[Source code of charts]
────────────────

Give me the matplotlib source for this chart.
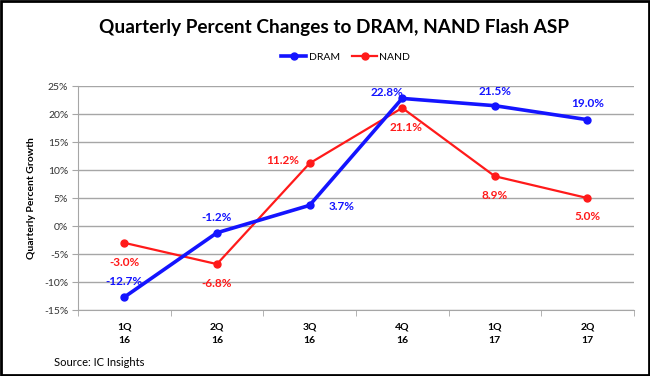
import matplotlib
matplotlib.use("Agg")
import matplotlib.pyplot as plt
import matplotlib.patches as mpatches

plt.rcParams["font.family"] = ["Lato", "DejaVu Sans"]

quarters = ["1Q\n16", "2Q\n16", "3Q\n16", "4Q\n16", "1Q\n17", "2Q\n17"]
dram = [-12.7, -1.2, 3.7, 22.8, 21.5, 19.0]
nand = [-3.0, -6.8, 11.2, 21.1, 8.9, 5.0]

# label offsets in points (dx, dy) for each data label
dram_off = [(0, 11.5), (0, 11), (23, -1), (-11, 4), (0, 10), (0, 11.5)]
nand_off = [(0, -14), (0, -14), (-19.5, 2), (3, -14), (0, -14), (0, -13)]

BLUE = "#1414ff"
RED = "#ff1a1a"

fig = plt.figure(figsize=(6.5, 3.76), dpi=100)
ax = fig.add_axes([0.12, 0.1755, 0.855, 0.5955])

x = list(range(len(quarters)))
ax.plot(x, dram, color=BLUE, lw=2.6, marker="o", ms=5, label="DRAM", zorder=4)
ax.plot(x, nand, color=RED, lw=1.6, marker="o", ms=5, label="NAND", zorder=3)

for i, v in enumerate(dram):
    ax.annotate(f"{v:.1f}%", (i, v), xytext=dram_off[i], textcoords="offset points",
                ha="center", va="center", color=BLUE, fontsize=8.5, fontweight="bold")
for i, v in enumerate(nand):
    ax.annotate(f"{v:.1f}%", (i, v), xytext=nand_off[i], textcoords="offset points",
                ha="center", va="center", color=RED, fontsize=8.5, fontweight="bold")

ax.set_xlim(-0.5, len(quarters) - 0.5)
ax.set_ylim(-15, 25)
ax.set_yticks(range(-15, 26, 5))
ax.set_yticklabels([f"{t}%" for t in range(-15, 26, 5)], fontsize=7.5, color="#333333")
ax.yaxis.grid(True, color="#a6a6a6", lw=1.0)
ax.set_axisbelow(True)

ax.set_xticks(x)
ax.set_xticklabels(quarters, fontsize=7.5, fontweight="bold", linespacing=1.7)
ax.set_xticks([i + 0.5 for i in range(-1, len(quarters))], minor=True)
ax.tick_params(axis="x", which="major", length=0, pad=9)
ax.tick_params(axis="x", which="minor", length=4, color="#a6a6a6", direction="out")
ax.tick_params(axis="y", length=4, color="#a6a6a6", pad=3)

for side in ("top", "right"):
    ax.spines[side].set_visible(False)
for side in ("left", "bottom"):
    ax.spines[side].set_color("#a6a6a6")

ax.set_ylabel("Quarterly Percent Growth", fontsize=7.5, fontweight="bold", labelpad=6)

fig.text(0.514, 0.928, "Quarterly Percent Changes to DRAM, NAND Flash ASP",
         ha="center", va="center", fontsize=13.7, fontweight="bold")
fig.legend(loc="center", bbox_to_anchor=(0.532, 0.848), ncol=2, frameon=False,
           fontsize=7.5, handlelength=2.4, columnspacing=1.2, handletextpad=0.2)
fig.text(0.083, 0.037, "Source: IC Insights", fontsize=8, va="center")

fig.patches.append(mpatches.Rectangle((0.002, 0.003), 0.996, 0.994, transform=fig.transFigure,
                                      fill=False, edgecolor="black", lw=2))

fig.savefig("out.png", dpi=100, facecolor="white")
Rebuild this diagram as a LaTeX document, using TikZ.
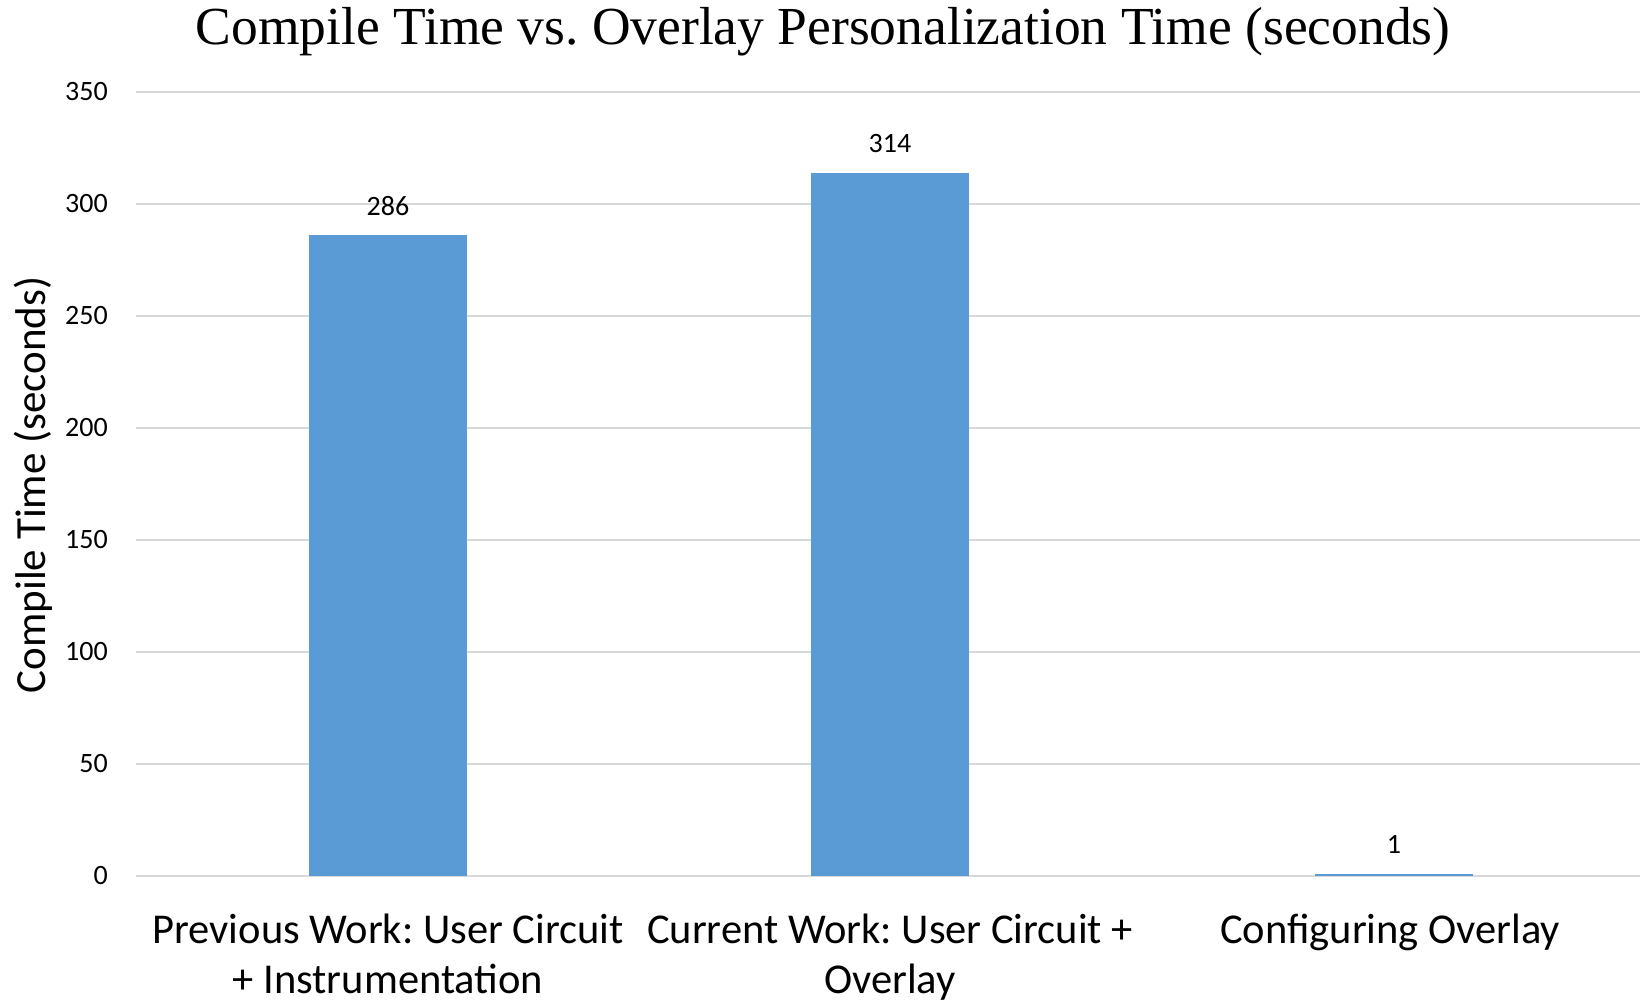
\documentclass[tikz,border=0pt]{standalone}
\usepackage{fontspec}
\setmainfont{Carlito}
\newfontfamily\titlefont{Liberation Serif}
\frenchspacing
\definecolor{barblue}{HTML}{5B9BD5}
\definecolor{gridgray}{HTML}{D9D9D9}
\begin{document}
\begin{tikzpicture}[x=1pt, y=1pt, line join=round,
	gridline/.style={draw=gridgray, line width=2pt},
	bar/.style={fill=barblue},
	ticklabel/.style={anchor=east, inner sep=0pt, font=\fontsize{28}{34}\selectfont},
	vallabel/.style={anchor=base, inner sep=0pt, font=\fontsize{28}{34}\selectfont},
	catlabel/.style={anchor=base, inner sep=0pt, align=center, font=\fontsize{42.5}{50}\selectfont}]
		\useasboundingbox (0,0) rectangle (1640,1005);
		\def\xmin{136} \def\xmax{1640}
		\def\yo{129} \def\s{2.24} \def\hw{79}
		% title and axis title
		\node[anchor=base, inner sep=0pt, font=\titlefont\fontsize{53.5}{60}\selectfont] (title) at (823,960) {Compile Time vs. Overlay Personalization Time (seconds)};
		\node[rotate=90, inner sep=0pt, font=\fontsize{43}{46}\selectfont] (ytitle) at (33,520) {Compile Time (seconds)};
		% grid and ticks
		\foreach \v in {0,50,...,350}{
			\draw[gridline] (\xmin,\yo+\v*\s) -- (\xmax,\yo+\v*\s);
			\node[ticklabel] (t\v) at (108,\yo+\v*\s) {\v};
		}
		% bars
		\foreach \c/\v/\n in {388/286/a,890/314/b,1394/1/c}{
			\fill[bar] (\c-\hw,\yo) rectangle (\c+\hw,\yo+\v*\s);
			\node[vallabel] (v\n) at (\c,\yo+\v*\s+20) {\v};
		}
		% category labels (base = last line)
		\node[catlabel] (ca) at (388,12) {Previous Work: User Circuit\\+ Instrumentation};
		\node[catlabel] (cb) at (890,12) {Current Work: User Circuit +\\Overlay};
		\node[catlabel] (cc) at (1390,62) {Configuring Overlay};
	\end{tikzpicture}
\end{document}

────────────────

| Exercise brief |
Retype all entries exactly as they appear, dropping the images.

| Task response |
Give me the matplotlib source for this chart.
import matplotlib
matplotlib.use("Agg")
import matplotlib.pyplot as plt
import matplotlib.patches as mpatches

plt.rcParams["font.family"] = ["Lato", "DejaVu Sans"]

quarters = ["1Q\n16", "2Q\n16", "3Q\n16", "4Q\n16", "1Q\n17", "2Q\n17"]
dram = [-12.7, -1.2, 3.7, 22.8, 21.5, 19.0]
nand = [-3.0, -6.8, 11.2, 21.1, 8.9, 5.0]

# label offsets in points (dx, dy) for each data label
dram_off = [(0, 11.5), (0, 11), (23, -1), (-11, 4), (0, 10), (0, 11.5)]
nand_off = [(0, -14), (0, -14), (-19.5, 2), (3, -14), (0, -14), (0, -13)]

BLUE = "#1414ff"
RED = "#ff1a1a"

fig = plt.figure(figsize=(6.5, 3.76), dpi=100)
ax = fig.add_axes([0.12, 0.1755, 0.855, 0.5955])

x = list(range(len(quarters)))
ax.plot(x, dram, color=BLUE, lw=2.6, marker="o", ms=5, label="DRAM", zorder=4)
ax.plot(x, nand, color=RED, lw=1.6, marker="o", ms=5, label="NAND", zorder=3)

for i, v in enumerate(dram):
    ax.annotate(f"{v:.1f}%", (i, v), xytext=dram_off[i], textcoords="offset points",
                ha="center", va="center", color=BLUE, fontsize=8.5, fontweight="bold")
for i, v in enumerate(nand):
    ax.annotate(f"{v:.1f}%", (i, v), xytext=nand_off[i], textcoords="offset points",
                ha="center", va="center", color=RED, fontsize=8.5, fontweight="bold")

ax.set_xlim(-0.5, len(quarters) - 0.5)
ax.set_ylim(-15, 25)
ax.set_yticks(range(-15, 26, 5))
ax.set_yticklabels([f"{t}%" for t in range(-15, 26, 5)], fontsize=7.5, color="#333333")
ax.yaxis.grid(True, color="#a6a6a6", lw=1.0)
ax.set_axisbelow(True)

ax.set_xticks(x)
ax.set_xticklabels(quarters, fontsize=7.5, fontweight="bold", linespacing=1.7)
ax.set_xticks([i + 0.5 for i in range(-1, len(quarters))], minor=True)
ax.tick_params(axis="x", which="major", length=0, pad=9)
ax.tick_params(axis="x", which="minor", length=4, color="#a6a6a6", direction="out")
ax.tick_params(axis="y", length=4, color="#a6a6a6", pad=3)

for side in ("top", "right"):
    ax.spines[side].set_visible(False)
for side in ("left", "bottom"):
    ax.spines[side].set_color("#a6a6a6")

ax.set_ylabel("Quarterly Percent Growth", fontsize=7.5, fontweight="bold", labelpad=6)

fig.text(0.514, 0.928, "Quarterly Percent Changes to DRAM, NAND Flash ASP",
         ha="center", va="center", fontsize=13.7, fontweight="bold")
fig.legend(loc="center", bbox_to_anchor=(0.532, 0.848), ncol=2, frameon=False,
           fontsize=7.5, handlelength=2.4, columnspacing=1.2, handletextpad=0.2)
fig.text(0.083, 0.037, "Source: IC Insights", fontsize=8, va="center")

fig.patches.append(mpatches.Rectangle((0.002, 0.003), 0.996, 0.994, transform=fig.transFigure,
                                      fill=False, edgecolor="black", lw=2))

fig.savefig("out.png", dpi=100, facecolor="white")
Rebuild this diagram as a LaTeX document, using TikZ.
\documentclass[tikz,border=0pt]{standalone}
\usepackage{fontspec}
\setmainfont{Carlito}
\newfontfamily\titlefont{Liberation Serif}
\frenchspacing
\definecolor{barblue}{HTML}{5B9BD5}
\definecolor{gridgray}{HTML}{D9D9D9}
\begin{document}
\begin{tikzpicture}[x=1pt, y=1pt, line join=round,
	gridline/.style={draw=gridgray, line width=2pt},
	bar/.style={fill=barblue},
	ticklabel/.style={anchor=east, inner sep=0pt, font=\fontsize{28}{34}\selectfont},
	vallabel/.style={anchor=base, inner sep=0pt, font=\fontsize{28}{34}\selectfont},
	catlabel/.style={anchor=base, inner sep=0pt, align=center, font=\fontsize{42.5}{50}\selectfont}]
		\useasboundingbox (0,0) rectangle (1640,1005);
		\def\xmin{136} \def\xmax{1640}
		\def\yo{129} \def\s{2.24} \def\hw{79}
		% title and axis title
		\node[anchor=base, inner sep=0pt, font=\titlefont\fontsize{53.5}{60}\selectfont] (title) at (823,960) {Compile Time vs. Overlay Personalization Time (seconds)};
		\node[rotate=90, inner sep=0pt, font=\fontsize{43}{46}\selectfont] (ytitle) at (33,520) {Compile Time (seconds)};
		% grid and ticks
		\foreach \v in {0,50,...,350}{
			\draw[gridline] (\xmin,\yo+\v*\s) -- (\xmax,\yo+\v*\s);
			\node[ticklabel] (t\v) at (108,\yo+\v*\s) {\v};
		}
		% bars
		\foreach \c/\v/\n in {388/286/a,890/314/b,1394/1/c}{
			\fill[bar] (\c-\hw,\yo) rectangle (\c+\hw,\yo+\v*\s);
			\node[vallabel] (v\n) at (\c,\yo+\v*\s+20) {\v};
		}
		% category labels (base = last line)
		\node[catlabel] (ca) at (388,12) {Previous Work: User Circuit\\+ Instrumentation};
		\node[catlabel] (cb) at (890,12) {Current Work: User Circuit +\\Overlay};
		\node[catlabel] (cc) at (1390,62) {Configuring Overlay};
	\end{tikzpicture}
\end{document}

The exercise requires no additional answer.